SPRINGFIELD, Mass. — From the squiggly, pink handrails outside the entrance to the front hall decorated with scenes from “And to Think That I Saw it on Mulberry Street” — a real street just blocks away — the new Amazing World of Dr. Seuss museum says, “You’re off to Great Places!”
SPRINGFIELD, Mass. — From the squiggly, pink handrails outside the entrance to the front hall decorated with scenes from “And to Think That I Saw it on Mulberry Street” — a real street just blocks away — the new Amazing World of Dr. Seuss museum says, “You’re off to Great Places!”
Walking into the museum that opened to the public in the author and illustrator’s hometown of Springfield is like walking into one of his beloved children’s books.
The museum dedicated to Theodor Geisel — who under the pen name Dr. Seuss wrote and illustrated dozens of rhyming children’s books including “The Cat in the Hat” and “Green Eggs and Ham” — features interactive exhibits, artwork never before displayed publicly and explains how his childhood experiences in the city about 90 miles west of Boston shaped his work.

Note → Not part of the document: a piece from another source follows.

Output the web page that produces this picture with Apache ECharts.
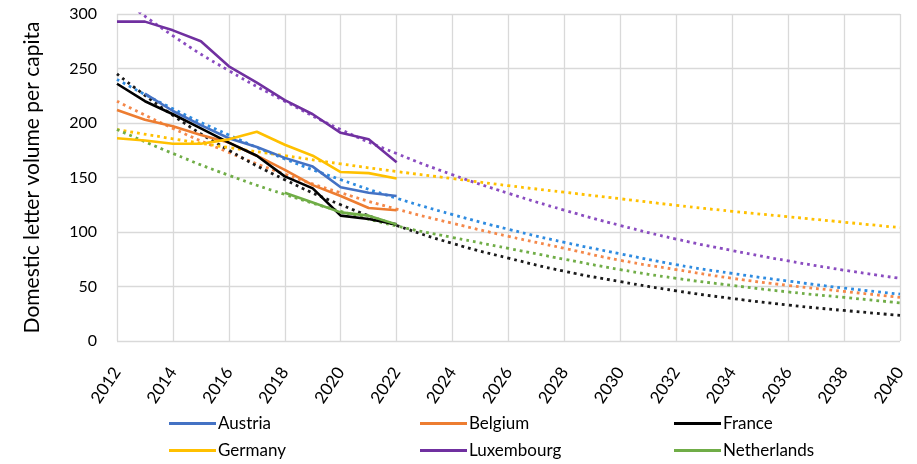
<!DOCTYPE html>
<html>
<head>
<meta charset="utf-8">
<script src="https://cdn.jsdelivr.net/npm/echarts@6/dist/echarts.min.js"></script>
<style>
html,body{margin:0;padding:0;background:#fff;}
#chart{width:917px;height:464px;}
</style>
</head>
<body>
<div id="chart"></div>
<script>
// ---- data ----
const countries = ['Austria', 'Belgium', 'France', 'Germany', 'Luxembourg', 'Netherlands'];

// observed values (year, value)
const austriaYears = [2013, 2014, 2015, 2016, 2017, 2018, 2019, 2020, 2021, 2022];
const austriaValues = [227, 211, 198, 186, 178, 168, 160, 141, 136, 133];

const belgiumYears = [2012, 2013, 2014, 2015, 2016, 2017, 2018, 2019, 2020, 2021, 2022];
const belgiumValues = [212, 203, 197, 189, 182, 170, 157, 143, 133, 122, 120];

const franceYears = [2012, 2013, 2014, 2015, 2016, 2017, 2018, 2019, 2020, 2021, 2022];
const franceValues = [236, 220, 208, 195, 182, 170, 151, 140, 115, 112, 107];

const germanyYears = [2012, 2013, 2014, 2015, 2016, 2017, 2018, 2019, 2020, 2021, 2022];
const germanyValues = [186, 184, 181, 181, 185, 192, 180, 170, 155, 154, 149];

const luxembourgYears = [2012, 2013, 2014, 2015, 2016, 2017, 2018, 2019, 2020, 2021, 2022];
const luxembourgValues = [293, 293, 285, 275, 252, 237, 221, 208, 191, 185, 164];

const netherlandsYears = [2018, 2019, 2020, 2021, 2022];
const netherlandsValues = [136, 127, 118, 115, 107];

// trend lines (read every two years)
const trendYears = [2012, 2014, 2016, 2018, 2020, 2022, 2024, 2026, 2028, 2030, 2032, 2034, 2036, 2038, 2040];
const austriaTrend = [240, 213, 189, 167, 148, 131, 116, 102.5, 90.5, 80, 70, 62, 55, 48.5, 43];
const belgiumTrend = [220, 195, 173, 153, 136, 121, 108, 96, 85, 74, 65.5, 57.5, 51, 45.5, 40];
const franceTrend = [245, 207, 175, 148, 125, 106, 89.5, 76, 64, 54.5, 46, 39, 33, 28, 23.5];
const germanyTrend = [194, 185.5, 177.5, 170, 162.5, 155.5, 149, 142.5, 136.5, 130.5, 124.5, 119, 114, 109, 104];
const luxembourgTrend = [317, 280, 248, 220, 194, 172, 152.5, 135.5, 120, 106, 93.5, 83, 73.5, 65, 57.5];
const netherlandsTrend = [194, 172, 152, 134.5, 119, 105.5, 95, 85, 75, 65.5, 57.5, 51, 45, 40, 35];

const xTickLabels = [2012, 2014, 2016, 2018, 2020, 2022, 2024, 2026, 2028, 2030, 2032, 2034, 2036, 2038, 2040];
const yTickLabels = [0, 50, 100, 150, 200, 250, 300];

const solidColors = ['#4472C4', '#ED7D31', '#000000', '#FFC000', '#7030A0', '#70AD47'];
const trendColors = ['#2E8BE0', '#F4884A', '#1A1A1A', '#FFC000', '#8A4CC0', '#70AD47'];

// ---- build ----
const pairs = (xs, ys) => xs.map((x, i) => [x, ys[i]]);
const obs = [
  pairs(austriaYears, austriaValues),
  pairs(belgiumYears, belgiumValues),
  pairs(franceYears, franceValues),
  pairs(germanyYears, germanyValues),
  pairs(luxembourgYears, luxembourgValues),
  pairs(netherlandsYears, netherlandsValues)
];
const trends = [austriaTrend, belgiumTrend, franceTrend, germanyTrend, luxembourgTrend, netherlandsTrend]
  .map(t => pairs(trendYears, t));

const FONT = 'Lato, "Open Sans", sans-serif';
const series = [];
countries.forEach((c, i) => {
  series.push({
    name: c + ' trend',
    type: 'line',
    data: trends[i],
    smooth: true,
    symbol: 'none',
    clip: true,
    z: 2,
    lineStyle: { color: trendColors[i], width: 2.8, type: [2.8, 4], cap: 'butt' }
  });
});
countries.forEach((c, i) => {
  series.push({
    name: c,
    type: 'line',
    data: obs[i],
    symbol: 'none',
    clip: true,
    z: 3,
    color: solidColors[i],
    lineStyle: { color: solidColors[i], width: 2.6 }
  });
});

const legendPos = [
  { left: 169, top: 415 }, { left: 420, top: 415 }, { left: 674, top: 415 },
  { left: 169, top: 442 }, { left: 420, top: 442 }, { left: 674, top: 442 }
];
const legends = countries.map((c, i) => ({
  data: [c],
  left: legendPos[i].left,
  top: legendPos[i].top,
  icon: 'rect',
  itemWidth: 47,
  itemHeight: 3,
  padding: 0,
  selectedMode: false,
  textStyle: { fontFamily: FONT, fontSize: 17, color: '#000', padding: [0, 0, 0, -3] }
}));

const chart = echarts.init(document.getElementById('chart'), null, { renderer: 'canvas' });
chart.setOption({
  animation: false,
  backgroundColor: '#fff',
  grid: { left: 117, right: 17, top: 14, bottom: 123, containLabel: false },
  legend: legends,
  xAxis: {
    type: 'value',
    min: 2012,
    max: 2040,
    interval: 2,
    axisLine: { show: false },
    axisTick: { show: false },
    splitLine: { show: true, lineStyle: { color: '#D9D9D9', width: 1.3 } },
    axisLabel: {
      rotate: 56,
      fontFamily: FONT,
      fontSize: 17,
      color: '#000',
      margin: 28,
      formatter: v => xTickLabels.includes(v) ? String(v) : ''
    }
  },
  yAxis: {
    type: 'value',
    min: 0,
    max: 300,
    interval: 50,
    name: 'Domestic letter volume per capita',
    nameLocation: 'middle',
    nameGap: 74,
    nameTextStyle: { fontFamily: FONT, fontSize: 21, color: '#000' },
    axisLine: { show: false },
    axisTick: { show: false },
    splitLine: { show: true, lineStyle: { color: '#D9D9D9', width: 1.3 } },
    axisLabel: {
      fontFamily: FONT,
      fontSize: 16,
      color: '#000',
      margin: 20,
      formatter: v => yTickLabels.includes(v) ? String(v) : ''
    }
  },
  series: series
});
</script>
</body>
</html>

“He would absolutely be at ease here,” said Leagrey Dimond, one of Geisel’s stepdaughters (he didn’t have any biological children). “And to know that he’s going to be here permanently, safe, protected, that people who want to know more are going to make this trip here to see him, it’s perfect.”
Examples of Geisel’s early advertising work and World War II-era propaganda and political illustrations that critics consider racist are conspicuously absent, but that’s because the museum is aimed primarily at children, said Kay Simpson, president of the Springfield Museums complex.

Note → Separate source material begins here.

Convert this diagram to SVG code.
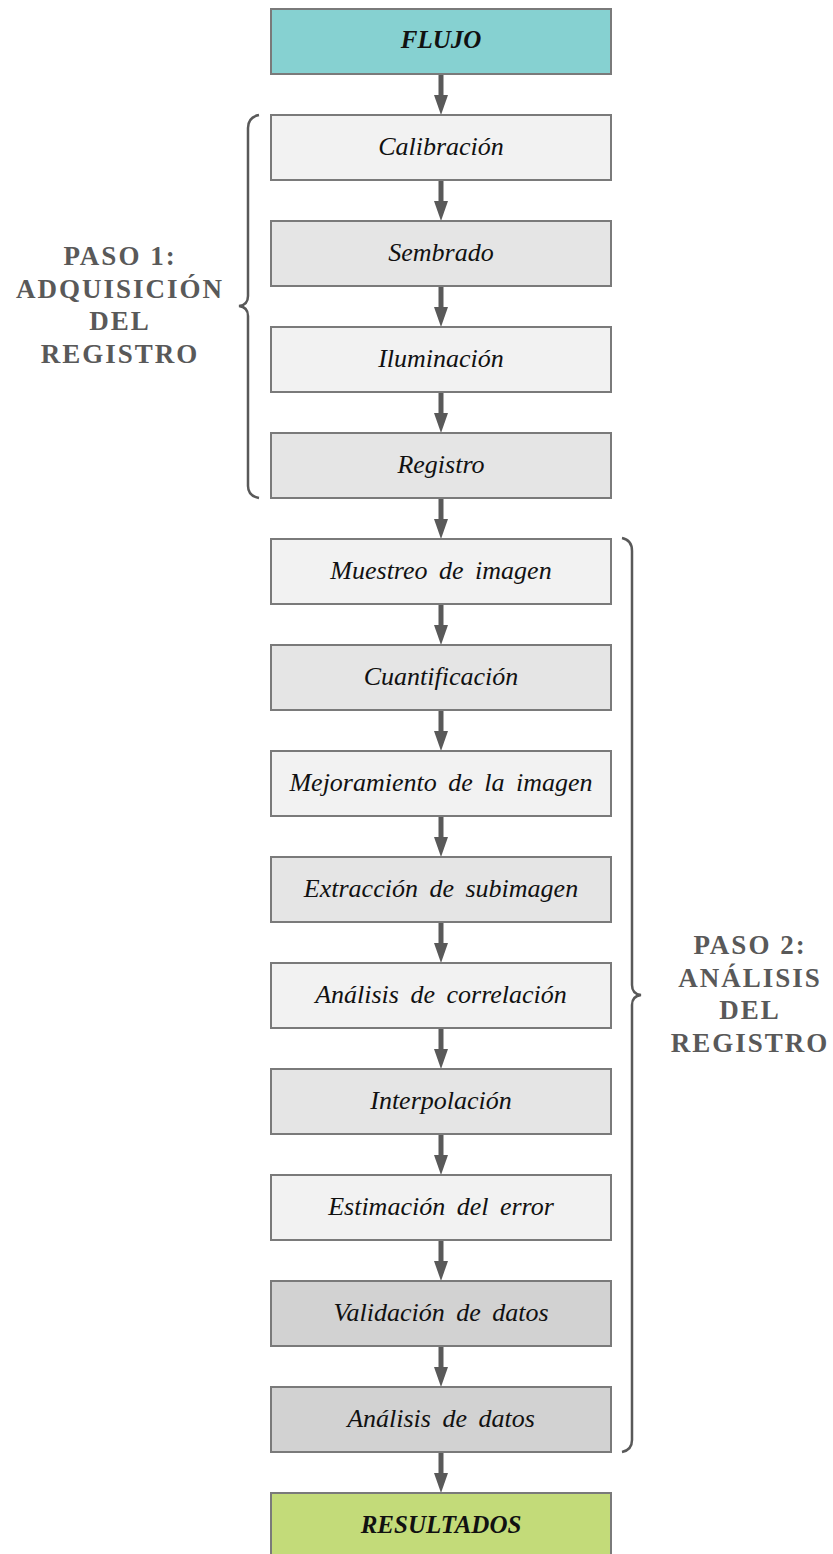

The organization has in the past hosted exhibits of Geisel’s wartime work, she said.
Kids are definitely the focus of the first floor of the museum, created in conjunction with Dr. Seuss Enterprises, the family company that protects Geisel’s legacy. It features games and climbable statues of Horton, the stack of turtles from “Yertle the Turtle and Other Stories” and Thing 1 and Thing 2 from “The Cat in the Hat.”
“This museum is about visitors encountering the creatures that sprang out from Ted Geisel’s imagination — Horton, the Cat in the Hat, the Lorax, Sam I Am — that got kids excited about reading, which was really his preoccupation later on in his career,” Simpson said.

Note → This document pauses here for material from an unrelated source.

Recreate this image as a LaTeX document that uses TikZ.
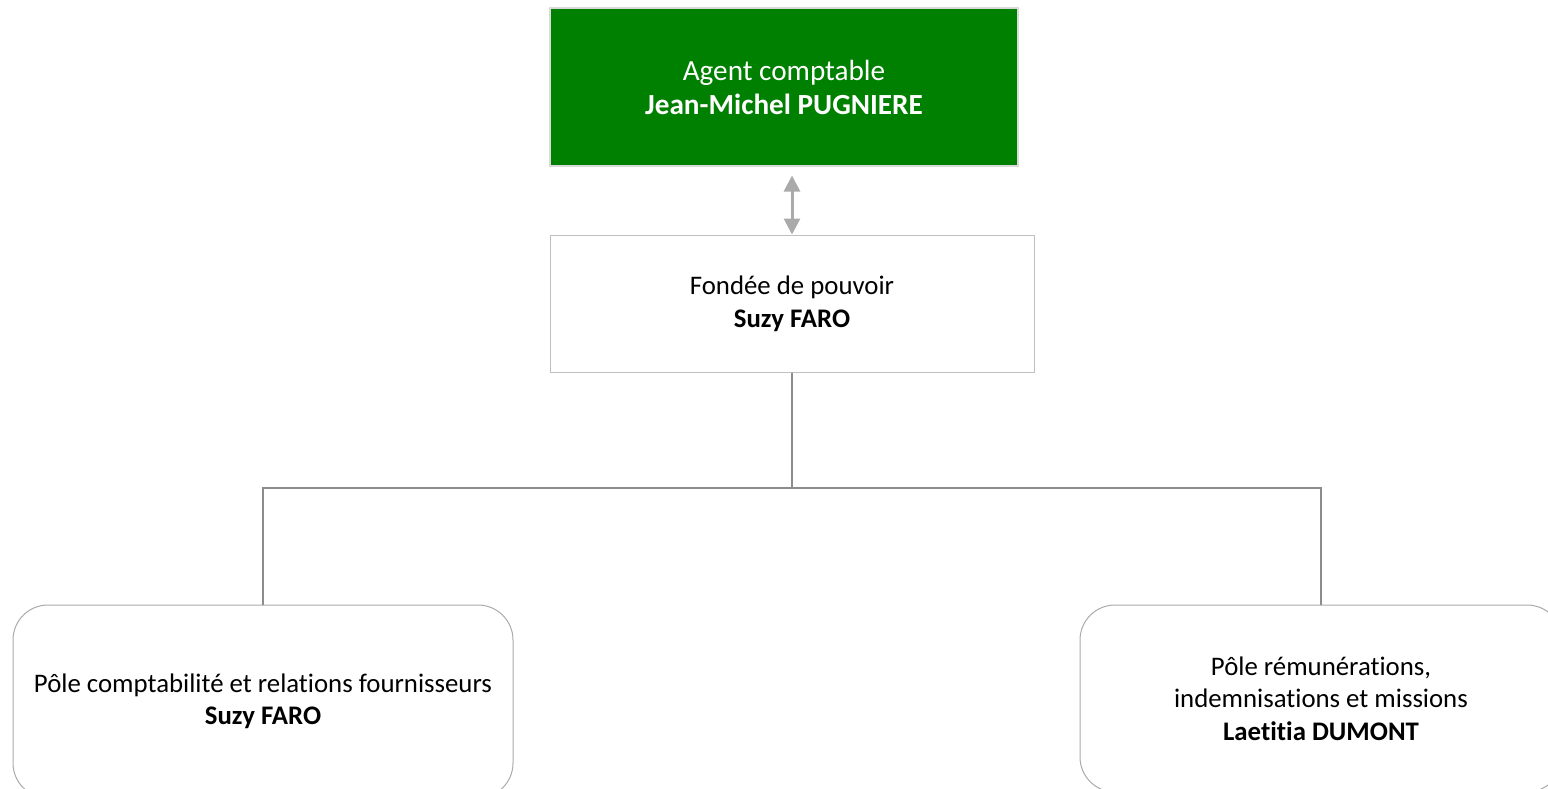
\documentclass[tikz,border=0pt]{standalone}
\usepackage{fontspec}
\setmainfont[Ligatures=NoCommon]{Carlito}
\usetikzlibrary{positioning,arrows.meta}
\definecolor{chefgreen}{RGB}{0,128,0}
\definecolor{boxgray}{RGB}{191,191,191}
\definecolor{linegray}{RGB}{140,140,140}
\definecolor{arrowgray}{RGB}{170,170,170}

\begin{document}
\begin{tikzpicture}[x=0.5pt,y=-0.5pt,
  chef/.style={draw=black!15,line width=0.6pt,fill=chefgreen,text=white,align=center,
    minimum width=234pt,minimum height=79pt,font=\fontsize{14.6}{17}\selectfont},
  adjoint/.style={draw=boxgray,line width=0.5pt,fill=white,align=center,
    minimum width=242pt,minimum height=68.5pt,font=\fontsize{13.4}{16.5}\selectfont},
  pole/.style={draw=arrowgray,line width=0.5pt,rounded corners=17.5pt,align=center,
    font=\fontsize{13.4}{16.2}\selectfont},
  conn/.style={draw=linegray,line width=0.75pt}]
\useasboundingbox (0,0) rectangle (1548,788);
\clip (0,0) rectangle (1548,788);
% Boxes
\node[chef] (agent) at (784,87) {Agent comptable\\\textbf{Jean-Michel PUGNIERE}};
\node[adjoint] (fondee) at (792,303.5) {Fondée de pouvoir\\\textbf{Suzy FARO}};
\node[pole,minimum width=250pt,minimum height=96.5pt] (polecompta) at (263,701.5)
  {Pôle comptabilité et relations fournisseurs\\\textbf{Suzy FARO}};
\node[pole,minimum width=241pt,minimum height=93.5pt] (poleremu) at (1321,698.5)
  {Pôle rémunérations,\\indemnisations et missions\\\textbf{Laetitia DUMONT}};
% Connectors
\coordinate (bus) at (792,488);
\draw[arrowgray,line width=1.5pt,{Triangle[width=8pt,length=8pt]}-{Triangle[width=8pt,length=8pt]},shorten <=4.5pt]
  (fondee.north |- agent.south) -- (fondee.north);
\draw[conn] (fondee.south) -- (bus);
\draw[conn] (polecompta.north) |- (bus);
\draw[conn] (poleremu.north) |- (bus);
\end{tikzpicture}
\end{document}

Visitors are taken through Geisel’s boyhood bedroom, his grandparents’ bakery and brewery and different rooms painted in brilliant blues and radiant reds, and decorated in almost fanatical detail with scenes from the books.
The museum’s second floor has a more intimate feeling with the actual furnishings and assorted knickknacks from Geisel’s studio from the La Jolla, Calif., home where he lived until his death in 1991 at age 87. Even his collection of 117 bowties is on display.
But by not referencing Geisel’s wartime work, which often stereotyped the Japanese, the museum is telling only half the story, said Katie Ishizuka, who has written about Geisel’s work.
“They don’t acknowledge the full picture of him or they try to minimize that or sweep it under the rug,” said Ishizuka, director of The Conscious Kid Library, which lends what she says are more diverse and appropriate books for young readers.
Even in his children’s books, characters of color are subservient or secondary to the white characters, or depicted as stereotypes and caricatures, she said.
Dimond never heard a prejudiced word out of Geisel, she said, and knows he had some regrets about the wartime work.
“If there is criticism of Ted, it has its place,” she said. “I would never try to, and he would not want any of us to try to hide away anything he did. I know that he changed with the times.”
Richard Minear, a professor emeritus of Japanese history at the University of Massachusetts, who wrote “Dr. Seuss Goes to War” about his political illustrations, says Geisel certainly had a blind spot on race, but it’s not fair to judge his entire career on that work.
“He matured and he developed a whole lot from those early years,” Minear said, noting that “Horton Hears a Who!” was an allegory about post-war Japan and the nation’s relationship with the U.S.
The museum is expected to draw about 100,000 visitors annually and along with a $1 billion casino scheduled to open in 2018, is part of Springfield’s economic renaissance, Mayor Domenic Sarno said. Geisel belongs in his hometown, the mayor said.
“Any other city in the country would be salivating to have a museum for a world-renowned author like Dr. Seuss,” he said.